Since my mother died in February 2011, with me by her side in a Charlotte, NC hospital, there are periods that are harder than others throughout the year. November, her birth month, and February can sometimes be rough.

Mother’s Day is a mixed bag, emotionally. After all, I can celebrate my wife as the mother of our daughter, and my mother-in-law as the mother of my wife, and all those women, living and dead, who have been like a mother to me over the year.

This May, I attended a production of The Music Man at a high school about an hour south of Albany. My wife’s niece, and therefore my niece, was in the production, as she has for the previous five years, going back to 6th grade. It was quite good.

If you go on Sunday matinee, after the performance, the director thanks various folks individually. Then she says goodbye to the seniors, which is difficult for her each year, as they literally leave their shoes on stage.

One of the seniors, the one who played the mayor’s wife, really bonded with the director.

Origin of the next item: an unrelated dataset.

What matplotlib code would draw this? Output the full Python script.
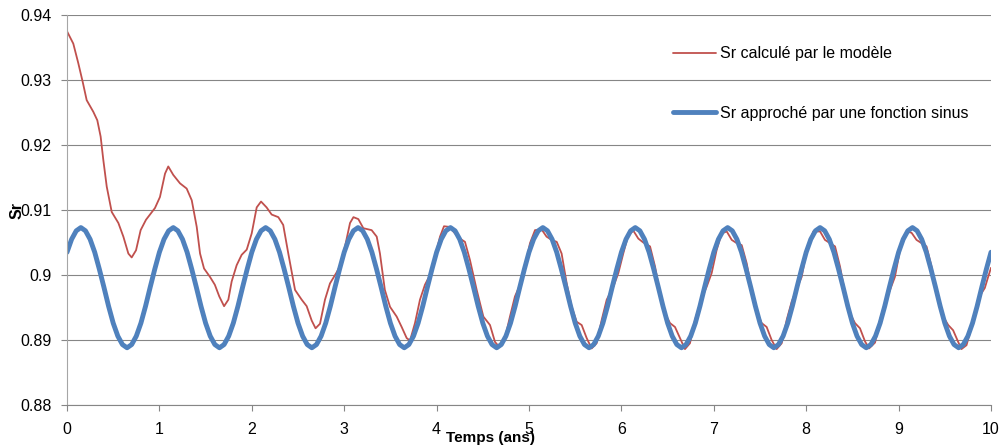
import numpy as np
import matplotlib
matplotlib.use("Agg")
import matplotlib.pyplot as plt

plt.rcParams['font.family'] = ['Liberation Sans', 'DejaVu Sans']

# ---------------- data ----------------
x_ticks = [0, 1, 2, 3, 4, 5, 6, 7, 8, 9, 10]
y_ticks = [0.88, 0.89, 0.90, 0.91, 0.92, 0.93, 0.94]
y_tick_labels = ['0.88', '0.89', '0.9', '0.91', '0.92', '0.93', '0.94']

label_red = 'Sr calculé par le modèle'
label_blue = 'Sr approché par une fonction sinus'
x_label = 'Temps (ans)'
y_label = 'Sr'

# Sr computed by the model (time in years, value)
red_t = [0.000, 0.068, 0.122, 0.170, 0.213, 0.285, 0.328, 0.364, 0.393, 0.430,
         0.484, 0.556, 0.610, 0.664, 0.700, 0.747, 0.797, 0.855, 0.952, 1.006,
         1.061, 1.096, 1.150, 1.223, 1.295, 1.350, 1.404, 1.440, 1.483, 1.548,
         1.600, 1.648, 1.700, 1.746, 1.782, 1.836, 1.890, 1.945, 1.999, 2.053,
         2.100, 2.160, 2.215, 2.287, 2.340, 2.395, 2.468, 2.540, 2.594, 2.648,
         2.690, 2.738, 2.792, 2.846, 2.918, 2.955, 3.009, 3.063, 3.100, 3.153,
         3.207, 3.297, 3.352, 3.387, 3.440, 3.496, 3.568, 3.622, 3.676, 3.712,
         3.766, 3.820, 3.874, 3.929, 3.983, 4.037, 4.080, 4.138, 4.199, 4.253,
         4.307, 4.361, 4.434, 4.506, 4.578, 4.632, 4.668, 4.740, 4.794, 4.848,
         4.903, 4.957, 5.011, 5.065, 5.137, 5.190, 5.245, 5.300, 5.353, 5.408,
         5.462, 5.516, 5.570, 5.624, 5.678, 5.732, 5.787, 5.841, 5.913, 5.967,
         6.020, 6.075, 6.130, 6.183, 6.237, 6.310, 6.364, 6.418, 6.472, 6.526,
         6.580, 6.634, 6.688, 6.742, 6.797, 6.869, 6.923, 6.977, 7.030, 7.085,
         7.140, 7.194, 7.248, 7.302, 7.356, 7.410, 7.464, 7.518, 7.572, 7.626,
         7.680, 7.735, 7.789, 7.843, 7.897, 7.951, 8.005, 8.077, 8.150, 8.203,
         8.258, 8.312, 8.366, 8.420, 8.474, 8.528, 8.582, 8.636, 8.680, 8.745,
         8.799, 8.853, 8.907, 8.960, 9.015, 9.087, 9.140, 9.194, 9.248, 9.302,
         9.356, 9.410, 9.483, 9.537, 9.590, 9.645, 9.680, 9.735, 9.789, 9.843,
         9.897, 9.933, 9.969, 10.000]
red_v = [0.9375, 0.9356, 0.9326, 0.9297, 0.9269, 0.9251, 0.9238, 0.9213, 0.9177, 0.9136,
         0.9097, 0.9080, 0.9059, 0.9033, 0.9027, 0.9038, 0.9069, 0.9085, 0.9103, 0.9120,
         0.9156, 0.9167, 0.9154, 0.9141, 0.9133, 0.9115, 0.9074, 0.9033, 0.9010, 0.8997,
         0.8985, 0.8967, 0.8952, 0.8962, 0.8990, 0.9015, 0.9031, 0.9039, 0.9064, 0.9104,
         0.9113, 0.9104, 0.9093, 0.9089, 0.9077, 0.9033, 0.8977, 0.8962, 0.8952, 0.8930,
         0.8918, 0.8925, 0.8962, 0.8987, 0.9004, 0.9014, 0.9044, 0.9080, 0.9089, 0.9086,
         0.9072, 0.9069, 0.9059, 0.9033, 0.8977, 0.8951, 0.8936, 0.8920, 0.8903, 0.8899,
         0.8926, 0.8962, 0.8985, 0.9000, 0.9028, 0.9059, 0.9075, 0.9074, 0.9064, 0.9056,
         0.9051, 0.9023, 0.8977, 0.8936, 0.8923, 0.8897, 0.8891, 0.8903, 0.8936, 0.8967,
         0.8985, 0.9013, 0.9049, 0.9069, 0.9070, 0.9059, 0.9054, 0.9051, 0.9033, 0.8987,
         0.8951, 0.8928, 0.8923, 0.8903, 0.8887, 0.8895, 0.8931, 0.8962, 0.8982, 0.9003,
         0.9033, 0.9062, 0.9068, 0.9056, 0.9050, 0.9044, 0.9013, 0.8972, 0.8941, 0.8926,
         0.8920, 0.8903, 0.8886, 0.8895, 0.8931, 0.8964, 0.8982, 0.9003, 0.9038, 0.9064,
         0.9067, 0.9054, 0.9049, 0.9046, 0.9018, 0.8977, 0.8944, 0.8926, 0.8920, 0.8900,
         0.8886, 0.8895, 0.8931, 0.8959, 0.8979, 0.8997, 0.9038, 0.9067, 0.9067, 0.9054,
         0.9049, 0.9044, 0.9013, 0.8972, 0.8941, 0.8926, 0.8918, 0.8898, 0.8887, 0.8896,
         0.8931, 0.8958, 0.8977, 0.8997, 0.9038, 0.9067, 0.9065, 0.9054, 0.9049, 0.9044,
         0.9013, 0.8972, 0.8936, 0.8923, 0.8915, 0.8897, 0.8886, 0.8892, 0.8920, 0.8951,
         0.8972, 0.8980, 0.8997, 0.9011]

# Sr approximated by a sine function, sampled every 0.05 year from 0 to 10
blue_t = np.linspace(0.0, 10.0, 201)
blue_v = [
    0.9035, 0.9055, 0.9068, 0.9073, 0.9068, 0.9055, 0.9035, 0.9009, 0.8981, 0.8952,
    0.8926, 0.8906, 0.8893, 0.8888, 0.8893, 0.8906, 0.8926, 0.8952, 0.8981, 0.9009,
    0.9035, 0.9055, 0.9068, 0.9073, 0.9068, 0.9055, 0.9035, 0.9009, 0.8981, 0.8952,
    0.8926, 0.8906, 0.8893, 0.8888, 0.8893, 0.8906, 0.8926, 0.8952, 0.8981, 0.9009,
    0.9035, 0.9055, 0.9068, 0.9073, 0.9068, 0.9055, 0.9035, 0.9009, 0.8981, 0.8952,
    0.8926, 0.8906, 0.8893, 0.8888, 0.8893, 0.8906, 0.8926, 0.8952, 0.8981, 0.9009,
    0.9035, 0.9055, 0.9068, 0.9073, 0.9068, 0.9055, 0.9035, 0.9009, 0.8981, 0.8952,
    0.8926, 0.8906, 0.8893, 0.8888, 0.8893, 0.8906, 0.8926, 0.8952, 0.8981, 0.9009,
    0.9035, 0.9055, 0.9068, 0.9073, 0.9068, 0.9055, 0.9035, 0.9009, 0.8981, 0.8952,
    0.8926, 0.8906, 0.8893, 0.8888, 0.8893, 0.8906, 0.8926, 0.8952, 0.8981, 0.9009,
    0.9035, 0.9055, 0.9068, 0.9073, 0.9068, 0.9055, 0.9035, 0.9009, 0.8981, 0.8952,
    0.8926, 0.8906, 0.8893, 0.8888, 0.8893, 0.8906, 0.8926, 0.8952, 0.8981, 0.9009,
    0.9035, 0.9055, 0.9068, 0.9073, 0.9068, 0.9055, 0.9035, 0.9009, 0.8981, 0.8952,
    0.8926, 0.8906, 0.8893, 0.8888, 0.8893, 0.8906, 0.8926, 0.8952, 0.8981, 0.9009,
    0.9035, 0.9055, 0.9068, 0.9073, 0.9068, 0.9055, 0.9035, 0.9009, 0.8981, 0.8952,
    0.8926, 0.8906, 0.8893, 0.8888, 0.8893, 0.8906, 0.8926, 0.8952, 0.8981, 0.9009,
    0.9035, 0.9055, 0.9068, 0.9073, 0.9068, 0.9055, 0.9035, 0.9009, 0.8981, 0.8952,
    0.8926, 0.8906, 0.8893, 0.8888, 0.8893, 0.8906, 0.8926, 0.8952, 0.8981, 0.9009,
    0.9035, 0.9055, 0.9068, 0.9073, 0.9068, 0.9055, 0.9035, 0.9009, 0.8981, 0.8952,
    0.8926, 0.8906, 0.8893, 0.8888, 0.8893, 0.8906, 0.8926, 0.8952, 0.8981, 0.9009,
    0.9035]

# ---------------- figure ----------------
W, H = 1002, 448
fig = plt.figure(figsize=(W / 100, H / 100), dpi=100)
fig.patch.set_facecolor('white')
ax = fig.add_axes([67 / W, 1 - 405 / H, 924 / W, 390 / H])

ax.plot(red_t, red_v, color='#C0504D', lw=1.3, label=label_red,
        solid_joinstyle='round', solid_capstyle='round')
ax.plot(blue_t, blue_v, color='#4F81BD', lw=3.5, label=label_blue,
        solid_joinstyle='round', solid_capstyle='round')

ax.set_xlim(0, 10)
ax.set_ylim(0.88, 0.94)
ax.set_xticks(x_ticks)
ax.set_yticks(y_ticks)
ax.set_yticklabels(y_tick_labels)

ax.grid(axis='y', color='#868686', lw=0.8)
ax.grid(axis='x', visible=False)
ax.set_axisbelow(True)
for s in ['top', 'right']:
    ax.spines[s].set_visible(False)
ax.spines['left'].set_color('#a6a6a6')
ax.spines['left'].set_linewidth(0.8)
ax.spines['bottom'].set_color('#868686')
ax.spines['bottom'].set_linewidth(0.8)

ax.tick_params(axis='both', direction='out', length=4, width=0.8,
               colors='#868686', labelcolor='black', labelsize=11.5)
ax.tick_params(axis='y', pad=7)
ax.tick_params(axis='x', pad=8.5)

ax.set_xlabel(x_label, fontweight='bold', fontsize=11)
ax.xaxis.set_label_coords(0.458, -0.066)
ax.set_ylabel(y_label, fontweight='bold', fontsize=11.5)
ax.yaxis.set_label_coords(-0.046, 0.5)

ax.legend(loc='upper left', bbox_to_anchor=(0.6558, 0.92), frameon=False,
          borderpad=0, borderaxespad=0, handlelength=2.7, handletextpad=0.25,
          labelspacing=2.8, fontsize=11.5)

fig.savefig('out.png', dpi=100)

Each of them had lost their mothers, I don’t know when, but recently enough that the sentiment felt really raw.

And damned if seeing them mourning their mothers on stage kicked up similar feelings for me.

Then there was that woman who got partially sucked out of a Southwest Airlines plane and soon died. At least two of the news networks reported on her husband telling her parents of their daughter’s death. But then he had to figure out how to tell their two children that their mom was not coming home. I had no reaction… ah, who am I kidding?

So this Mother’s Day is a tad more melancholy for me, for these reasons, or maybe something else, or for no discernable cause at all. Of course, I know that even if your mom’s alive, one can dread the commemoration.